By Jennifer Thurbide
Two area schools found themselves on the other end of a report card last month as the annual ranking of elementary schools was made public.
Published each year by the Fraser Institute, the report card ranks elementary schools by academic performance and provides data over a five year period for comparison. For 2012, of the 2,714 elementary schools ranked, 167 showed significant improvements spanning all regions of the province.
“This is why the Fraser Institute school report card is the go-to source for measuring academic improvement: it highlights school success stories from Murillo in the west to Cornwall in the east and from Timmins in the north to Windsor in the south,” said Peter Cowley, Fraser Institute director of school performance studies. “Our report shows that all schools are capable of improvement, regardless of the personal or family challenges their students might face. If educators want to help students learn and improve, they should be talking to these schools.”

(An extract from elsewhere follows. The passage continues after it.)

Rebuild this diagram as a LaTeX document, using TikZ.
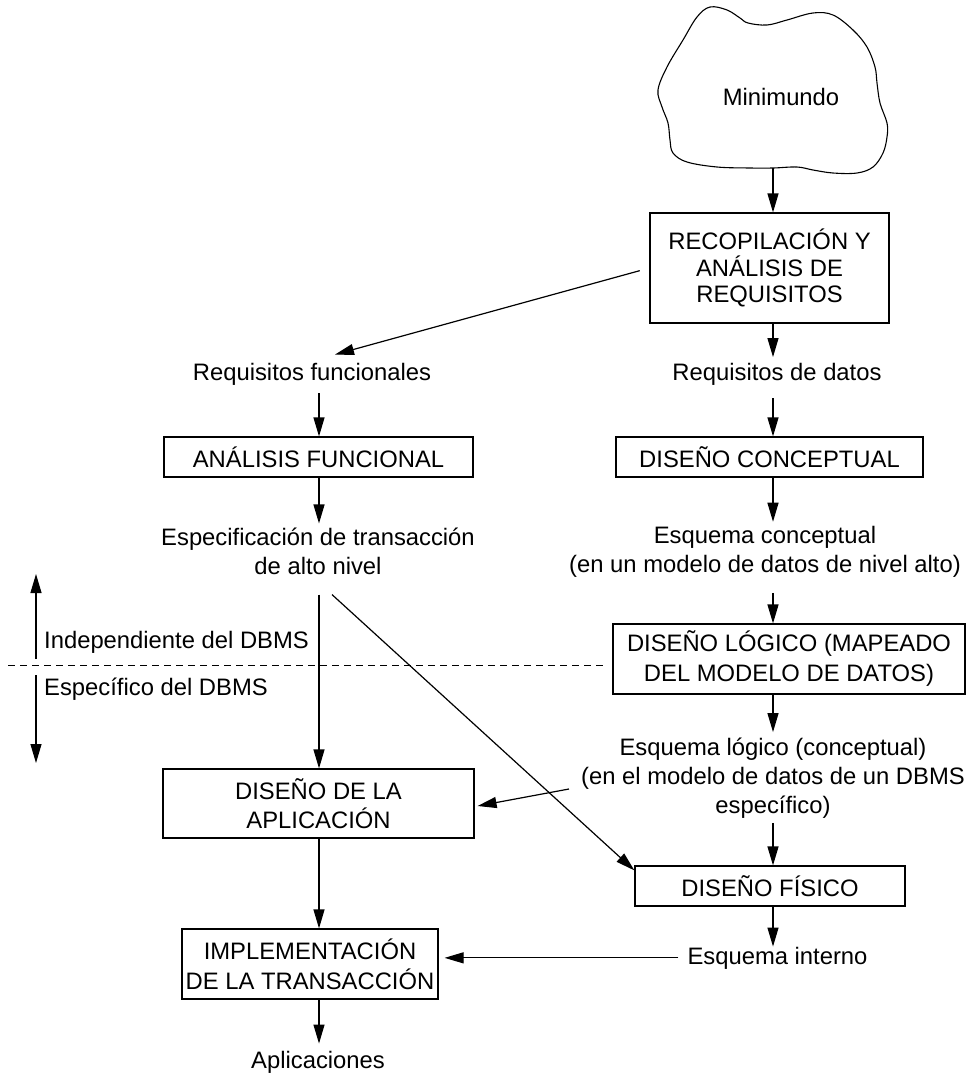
\documentclass[tikz,border=0pt]{standalone}
\usepackage{fontspec}
\setmainfont{Liberation Sans}
\usetikzlibrary{arrows.meta,calc}
\begin{document}
\begin{tikzpicture}[x=1pt,y=-1pt,
  font=\fontsize{23.8}{29}\selectfont,
  every node/.style={inner sep=0pt, align=center},
  box/.style={draw, line width=1.2pt},
  arr/.style={line width=1.2pt, -{Triangle[length=19pt,width=11pt]}},
  sep/.style={line width=1pt, dash pattern=on 7pt off 5pt}]
\useasboundingbox[fill=white] (0,0) rectangle (971,1074);

% column axes for the vertical connectors
\coordinate (colL) at (319,0);
\coordinate (colR) at (773,0);

% the mini-world cloud
\draw[line width=1.1pt] plot[smooth cycle, tension=0.6] coordinates {
  (658,90) (667,67) (683,40) (697,17) (710,7) (727,10) (740,18) (748,23)
  (767,25) (787,20) (813,13) (833,15) (853,30) (867,47) (875,67) (877,83)
  (880,103) (887,123) (887,137) (883,153) (873,167) (857,173) (833,173)
  (813,170) (797,167) (773,168) (750,168) (717,167) (687,162) (673,153)
  (670,140) (668,123) (662,107)};
\node[anchor=base] (mini) at (781,105) {Minimundo};
\coordinate (cloudb) at (773,168);

% process boxes and intermediate products
\node[box, minimum width=239pt, minimum height=110pt, font=\fontsize{23.8}{26.5}\selectfont] (req) at (769.5,268) {RECOPILACIÓN Y\\ANÁLISIS DE\\REQUISITOS};
\node[anchor=base] (rf) at (312,380) {Requisitos funcionales};
\node[anchor=base] (rd) at (777,380) {Requisitos de datos};
\node[box, minimum width=309pt, minimum height=40pt] (af) at (318.5,457) {ANÁLISIS FUNCIONAL};
\node[box, minimum width=307pt, minimum height=40pt] (dc) at (769.5,457) {DISEÑO CONCEPTUAL};
\node (esp) at (318,551) {Especificación de transacción\\de alto nivel};
\node (ec) at (765,552) {Esquema conceptual\\(en un modelo de datos de nivel alto)};
\node[box, minimum width=352pt, minimum height=70pt, font=\fontsize{23.8}{30}\selectfont] (dl) at (789,659) {DISEÑO LÓGICO (MAPEADO\\DEL MODELO DE DATOS)};
\node (el) at (773,778.5) {Esquema lógico (conceptual)\\(en el modelo de datos de un DBMS\\específico)};
\node[box, minimum width=311pt, minimum height=69pt] (dapp) at (318.5,803.5) {DISEÑO DE LA\\APLICACIÓN};
\node[box, minimum width=270pt, minimum height=40pt] (df) at (770,886) {DISEÑO FÍSICO};
\node[anchor=base] (ei) at (777.5,964) {Esquema interno};
\node[box, minimum width=256pt, minimum height=70pt, font=\fontsize{23.8}{30}\selectfont] (impl) at (310,964) {IMPLEMENTACIÓN\\DE LA TRANSACCIÓN};
\node[anchor=base] (apl) at (318,1068) {Aplicaciones};

% DBMS-independent / DBMS-specific split
\node[anchor=base west] (ind) at (44,648) {Independiente del DBMS};
\node[anchor=base west] (spec) at (44,695) {Específico del DBMS};
\coordinate (up0) at (36,659);
\coordinate (up1) at (36,574);
\coordinate (dn0) at (36,675);
\coordinate (dn1) at (36,763);
\coordinate (dash0) at (8,665);
\draw[arr] (up0) -- (up1);
\draw[arr] (dn0) -- (dn1);
\draw[sep, shorten >=5pt] (dash0) -- (dash0 -| dl.west);

% right column (data)
\draw[arr] (cloudb) -- (cloudb |- req.north);
\draw[arr, shorten >=5.5pt] (req.south -| colR) -- (rd.north -| colR);
\draw[arr, shorten <=13pt] (rd.south -| colR) -- (dc.north -| colR);
\draw[arr, shorten >=4.5pt] (dc.south -| colR) -- (ec.north -| colR);
\draw[arr, shorten <=15pt] (ec.south -| colR) -- (dl.north -| colR);
\draw[arr, shorten >=6pt] (dl.south -| colR) -- (el.north -| colR);
\draw[arr, shorten <=4pt] (el.south -| colR) -- (df.north -| colR);
\draw[arr] (df.south -| colR) -- (ei.north -| colR);

% left column (functional)
\draw[arr, shorten <=10pt] (req.west) -- ([xshift=23pt,yshift=8pt]rf.north);
\draw[arr, shorten <=8pt] (rf.south -| colL) -- (af.north -| colL);
\draw[arr, shorten >=4pt] (af.south -| colL) -- (esp.north -| colL);
\draw[arr, shorten <=20pt] (esp.south -| colL) -- (dapp.north -| colL);
\draw[arr] (dapp.south -| colL) -- (impl.north -| colL);
\draw[arr, shorten >=7pt] (impl.south -| colL) -- (apl.north -| colL);

% cross connections
\draw[arr] ([xshift=14pt,yshift=-20pt]esp.south) -- ([yshift=-5pt]df.north west);
\draw[arr] ([xshift=-12pt,yshift=-10.5pt]el.west) -- ([xshift=3pt,yshift=-2.5pt]dapp.east);
\draw[arr, shorten <=9pt, shorten >=6pt] (ei.west) -- (ei.west -| impl.east);
\end{tikzpicture}
\end{document}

According to the report, Golden Learning Centre achieved the highest score of the eleven regional schools ranked and also saw the greatest improvement, earning an overall 7.0 out of 10. Between 2008 and 2010 the school achieved between a 6.6 and a 6.1 ranking, however dropped to a 4.2 ranking in 2011.
Red Lake Madsen Public School was also ranked and achieved 4.5 out of 10 for 2012 which is an increase from the last data period in 2010 but below the 2008 and 2009 scores which were 5.8 and 5.0 respectively.
Eight Keewatin-Patricia District School Board schools were included in the ranking, two from the Kenora Catholic District School Board (based in Kenora) and one from the CSDC des Aurores boreales (Thunder Bay). The report says schools that have fewer than 15 students enrolled in the targeted grades were excluded. Schools that did not generate a “sufficiently large set of student data to enable the calculation” were also not published.
Report author Cowley says the research group creates its rankings based on nine academic indicators using data from the annual province-wide tests for reading, writing, and math administered by the Education Quality and Accountability Office. Tests are written by grade three and grade six students each year.
Cowley also says of the 20 Ontario elementary schools showing the fastest academic improvement over the past five years, 10 are public schools where the parental income is below average. At eight of those schools, special needs students account for more than 30 per cent of school enrolment.
“We all want the best possible education for our children. To achieve this, every Ontario school should make improvement job number one,” Cowley said.
The complete results for all elementary schools will also be available at www.compareschoolrankings.org where visitors can compare schools on their results over the last five years.